La burbuja se infla con facilidad. Se vive tan bien en ella que cuando pincha, sus inquilinos se quedan pensando cómo pueden retornar o construir otra. Los desahucios en este terreno provocan victimismo e indefensión, porque suelen tener su historiografía particular muy a beneficio de inventario.

Hay burbujas con suerte, con tendencia a eternizarse. Ecosistemas sin vigencia alguna que se resisten a los cambios y se mantienen, simplemente, porque nadie se acuerda de ellas. Otras, sin embargo, van mutando poco a poco hasta abrirse al horizonte.

Los propietarios de estos espacios suelen dedicar horas a explicar que no son un búnker sino una necesidad. Cocinan ideas, buscan cómplices con quienes escanear subterfugios bajo el paraguas de una más que dudosa legalidad. Eso sí: los resultados no cuentan. Tan solo asegurar la continuidad.

De la burbuja inmobiliaria extrajimos conclusiones espectaculares, pero fue a base de sufrir lo suyo... además de lo nuestro. Reconozcamos, en todo caso, que quedan unas cuantas por pinchar, aparte de la cotidiana de la corrupción, la del fútbol financiero o la especulativa del alquiler, que dicen tienen los días contados... aunque resulte difícil de creer.

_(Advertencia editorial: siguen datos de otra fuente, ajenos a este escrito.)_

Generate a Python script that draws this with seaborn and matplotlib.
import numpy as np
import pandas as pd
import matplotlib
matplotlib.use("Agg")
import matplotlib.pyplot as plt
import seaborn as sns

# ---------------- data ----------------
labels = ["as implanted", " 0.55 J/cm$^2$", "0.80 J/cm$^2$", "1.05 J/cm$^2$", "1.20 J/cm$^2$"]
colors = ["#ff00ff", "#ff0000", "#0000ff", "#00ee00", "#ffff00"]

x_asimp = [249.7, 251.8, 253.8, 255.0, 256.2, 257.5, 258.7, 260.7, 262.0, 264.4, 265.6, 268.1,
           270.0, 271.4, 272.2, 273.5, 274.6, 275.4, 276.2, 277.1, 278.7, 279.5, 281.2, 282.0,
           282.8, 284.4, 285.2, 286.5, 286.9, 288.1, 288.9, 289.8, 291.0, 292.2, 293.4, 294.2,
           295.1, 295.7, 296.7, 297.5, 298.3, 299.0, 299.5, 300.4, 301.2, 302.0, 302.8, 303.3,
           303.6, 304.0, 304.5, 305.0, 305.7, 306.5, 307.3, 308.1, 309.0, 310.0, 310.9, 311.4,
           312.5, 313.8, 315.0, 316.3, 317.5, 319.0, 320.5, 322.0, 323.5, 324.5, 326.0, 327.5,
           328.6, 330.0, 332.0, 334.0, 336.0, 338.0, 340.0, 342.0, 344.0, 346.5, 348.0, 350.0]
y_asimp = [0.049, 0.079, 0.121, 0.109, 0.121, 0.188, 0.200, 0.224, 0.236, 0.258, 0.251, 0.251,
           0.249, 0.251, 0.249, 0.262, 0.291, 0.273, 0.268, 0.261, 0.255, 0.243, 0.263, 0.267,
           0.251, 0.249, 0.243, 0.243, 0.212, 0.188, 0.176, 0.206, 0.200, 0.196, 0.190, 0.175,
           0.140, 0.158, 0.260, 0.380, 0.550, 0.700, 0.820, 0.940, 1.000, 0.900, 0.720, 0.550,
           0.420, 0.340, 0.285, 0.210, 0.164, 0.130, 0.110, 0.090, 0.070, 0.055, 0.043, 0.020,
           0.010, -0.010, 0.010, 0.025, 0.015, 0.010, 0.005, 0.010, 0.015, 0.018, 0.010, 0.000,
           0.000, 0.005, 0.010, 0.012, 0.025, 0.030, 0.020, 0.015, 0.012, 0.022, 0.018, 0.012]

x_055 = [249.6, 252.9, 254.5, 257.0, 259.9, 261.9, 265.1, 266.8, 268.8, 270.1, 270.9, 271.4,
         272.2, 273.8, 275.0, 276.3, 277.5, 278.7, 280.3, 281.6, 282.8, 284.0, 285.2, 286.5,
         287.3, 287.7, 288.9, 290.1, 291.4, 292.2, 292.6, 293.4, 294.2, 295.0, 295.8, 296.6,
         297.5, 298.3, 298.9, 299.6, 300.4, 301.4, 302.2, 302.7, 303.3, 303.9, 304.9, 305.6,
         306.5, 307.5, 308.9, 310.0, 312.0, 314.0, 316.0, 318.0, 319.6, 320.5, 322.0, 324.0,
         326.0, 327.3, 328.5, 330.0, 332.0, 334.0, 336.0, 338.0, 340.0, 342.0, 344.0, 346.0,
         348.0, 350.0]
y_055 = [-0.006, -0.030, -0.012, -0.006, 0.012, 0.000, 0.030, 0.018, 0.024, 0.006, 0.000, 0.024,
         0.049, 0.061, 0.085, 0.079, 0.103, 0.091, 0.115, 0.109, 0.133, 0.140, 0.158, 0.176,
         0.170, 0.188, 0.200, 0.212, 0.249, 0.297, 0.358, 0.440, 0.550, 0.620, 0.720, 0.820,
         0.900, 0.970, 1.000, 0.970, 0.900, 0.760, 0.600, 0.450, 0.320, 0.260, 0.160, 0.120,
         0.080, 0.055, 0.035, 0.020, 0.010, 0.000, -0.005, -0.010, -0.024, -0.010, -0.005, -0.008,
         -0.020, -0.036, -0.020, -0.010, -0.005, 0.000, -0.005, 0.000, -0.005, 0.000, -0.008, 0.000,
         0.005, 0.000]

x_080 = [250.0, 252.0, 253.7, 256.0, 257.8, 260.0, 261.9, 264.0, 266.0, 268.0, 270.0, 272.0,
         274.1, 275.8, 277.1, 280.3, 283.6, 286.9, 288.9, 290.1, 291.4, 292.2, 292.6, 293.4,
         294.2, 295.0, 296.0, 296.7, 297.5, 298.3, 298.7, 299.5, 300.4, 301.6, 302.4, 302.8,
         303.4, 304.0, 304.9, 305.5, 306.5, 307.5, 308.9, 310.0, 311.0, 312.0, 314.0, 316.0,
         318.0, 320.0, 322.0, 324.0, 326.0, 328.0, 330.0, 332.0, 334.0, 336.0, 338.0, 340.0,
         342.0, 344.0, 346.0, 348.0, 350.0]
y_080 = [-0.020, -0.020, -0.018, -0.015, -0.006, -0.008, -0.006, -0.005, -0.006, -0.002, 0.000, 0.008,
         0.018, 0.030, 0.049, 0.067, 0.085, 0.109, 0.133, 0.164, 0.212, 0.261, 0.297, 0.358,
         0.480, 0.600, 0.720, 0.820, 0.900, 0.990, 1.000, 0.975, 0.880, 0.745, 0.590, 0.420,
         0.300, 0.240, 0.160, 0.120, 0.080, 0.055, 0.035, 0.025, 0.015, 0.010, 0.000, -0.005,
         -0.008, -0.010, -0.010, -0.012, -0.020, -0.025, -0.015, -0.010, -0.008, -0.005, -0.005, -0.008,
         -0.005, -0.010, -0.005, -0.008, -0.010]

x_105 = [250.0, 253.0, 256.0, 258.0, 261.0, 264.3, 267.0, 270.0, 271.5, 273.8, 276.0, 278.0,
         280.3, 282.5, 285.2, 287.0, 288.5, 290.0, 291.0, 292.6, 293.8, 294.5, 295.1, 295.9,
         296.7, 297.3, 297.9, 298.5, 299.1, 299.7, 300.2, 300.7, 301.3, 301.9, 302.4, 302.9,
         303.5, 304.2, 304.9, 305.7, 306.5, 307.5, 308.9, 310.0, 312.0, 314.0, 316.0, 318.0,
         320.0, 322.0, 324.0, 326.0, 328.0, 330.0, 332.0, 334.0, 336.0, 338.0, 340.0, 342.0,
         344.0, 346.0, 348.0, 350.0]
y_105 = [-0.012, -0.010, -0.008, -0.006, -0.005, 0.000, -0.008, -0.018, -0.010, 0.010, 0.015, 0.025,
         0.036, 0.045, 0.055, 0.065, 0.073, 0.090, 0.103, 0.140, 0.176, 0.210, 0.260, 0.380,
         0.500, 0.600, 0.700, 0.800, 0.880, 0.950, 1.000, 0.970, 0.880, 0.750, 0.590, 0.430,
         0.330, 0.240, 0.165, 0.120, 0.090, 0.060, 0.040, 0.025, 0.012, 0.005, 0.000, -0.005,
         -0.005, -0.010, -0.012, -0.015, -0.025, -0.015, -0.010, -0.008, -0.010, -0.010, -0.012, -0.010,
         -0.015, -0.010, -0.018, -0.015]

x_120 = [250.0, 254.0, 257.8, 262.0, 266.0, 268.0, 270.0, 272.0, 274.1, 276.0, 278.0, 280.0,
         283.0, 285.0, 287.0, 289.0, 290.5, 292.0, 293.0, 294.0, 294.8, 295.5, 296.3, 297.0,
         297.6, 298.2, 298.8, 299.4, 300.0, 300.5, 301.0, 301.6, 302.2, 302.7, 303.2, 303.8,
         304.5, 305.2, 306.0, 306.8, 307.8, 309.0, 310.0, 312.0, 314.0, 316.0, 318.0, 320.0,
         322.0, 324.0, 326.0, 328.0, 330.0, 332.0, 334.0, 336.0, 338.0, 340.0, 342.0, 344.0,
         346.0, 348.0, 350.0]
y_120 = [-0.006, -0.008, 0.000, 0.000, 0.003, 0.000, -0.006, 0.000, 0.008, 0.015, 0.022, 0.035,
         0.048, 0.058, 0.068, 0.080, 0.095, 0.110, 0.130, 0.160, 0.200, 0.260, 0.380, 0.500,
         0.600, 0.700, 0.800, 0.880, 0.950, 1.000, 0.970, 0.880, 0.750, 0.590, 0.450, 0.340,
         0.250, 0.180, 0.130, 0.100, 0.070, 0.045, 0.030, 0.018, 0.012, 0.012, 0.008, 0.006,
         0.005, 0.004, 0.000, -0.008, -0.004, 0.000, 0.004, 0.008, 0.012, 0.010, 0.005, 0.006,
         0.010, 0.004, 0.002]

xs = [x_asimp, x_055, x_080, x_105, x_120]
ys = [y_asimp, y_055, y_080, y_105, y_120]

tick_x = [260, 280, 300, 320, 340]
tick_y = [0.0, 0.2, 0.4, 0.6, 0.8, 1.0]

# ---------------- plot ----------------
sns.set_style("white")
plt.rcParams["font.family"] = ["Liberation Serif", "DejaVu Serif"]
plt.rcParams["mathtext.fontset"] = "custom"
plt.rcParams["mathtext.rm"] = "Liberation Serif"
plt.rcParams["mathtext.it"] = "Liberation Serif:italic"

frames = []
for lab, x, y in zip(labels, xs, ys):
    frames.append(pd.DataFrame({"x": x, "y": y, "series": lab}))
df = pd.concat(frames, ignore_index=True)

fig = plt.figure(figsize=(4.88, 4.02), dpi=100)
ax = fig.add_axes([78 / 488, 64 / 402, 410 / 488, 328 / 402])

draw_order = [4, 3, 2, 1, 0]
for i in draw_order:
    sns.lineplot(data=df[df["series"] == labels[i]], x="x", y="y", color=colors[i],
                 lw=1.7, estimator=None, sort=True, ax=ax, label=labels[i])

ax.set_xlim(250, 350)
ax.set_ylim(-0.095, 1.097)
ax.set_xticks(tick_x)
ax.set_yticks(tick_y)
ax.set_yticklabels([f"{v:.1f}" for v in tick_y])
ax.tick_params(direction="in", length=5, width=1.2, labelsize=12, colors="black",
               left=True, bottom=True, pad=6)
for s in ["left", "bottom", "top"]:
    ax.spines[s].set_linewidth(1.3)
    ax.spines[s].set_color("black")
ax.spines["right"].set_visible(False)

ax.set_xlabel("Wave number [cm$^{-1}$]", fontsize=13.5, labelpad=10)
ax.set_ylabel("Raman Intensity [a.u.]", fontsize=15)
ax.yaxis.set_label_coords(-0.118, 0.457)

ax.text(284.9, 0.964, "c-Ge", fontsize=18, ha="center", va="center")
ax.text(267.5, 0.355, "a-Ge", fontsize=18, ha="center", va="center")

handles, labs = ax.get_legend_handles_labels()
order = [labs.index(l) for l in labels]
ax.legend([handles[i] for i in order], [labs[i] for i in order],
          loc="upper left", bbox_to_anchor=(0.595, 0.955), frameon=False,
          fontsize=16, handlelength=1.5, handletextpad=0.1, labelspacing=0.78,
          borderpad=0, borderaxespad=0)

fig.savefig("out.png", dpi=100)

Se equivoca el que piense que las burbujas se asemejan a las pompas de jabón: son verdades a medias que distorsionan y retuercen la realidad hasta dejarla irreconocible. ¡Cuántas excusas se esconden en ellas! ¡Cuánto artificio! ¡Cuánta cobardía entre paredes traslúcidas! Hoy, vivimos en un mar arrogante de burbujas cuyo oleaje golpea las riendas de nuestra sociedad. Burbuja donde, por ejemplo, vive el presidente del Real Madrid, que hace de su ombligo un ecosistema. Burbujas distintas donde viven los políticos de la UE incapaces de dar respuestas colectivas a los problemas humanitarios. Burbujas, en definitiva, que reducen la realidad a la insignificancia.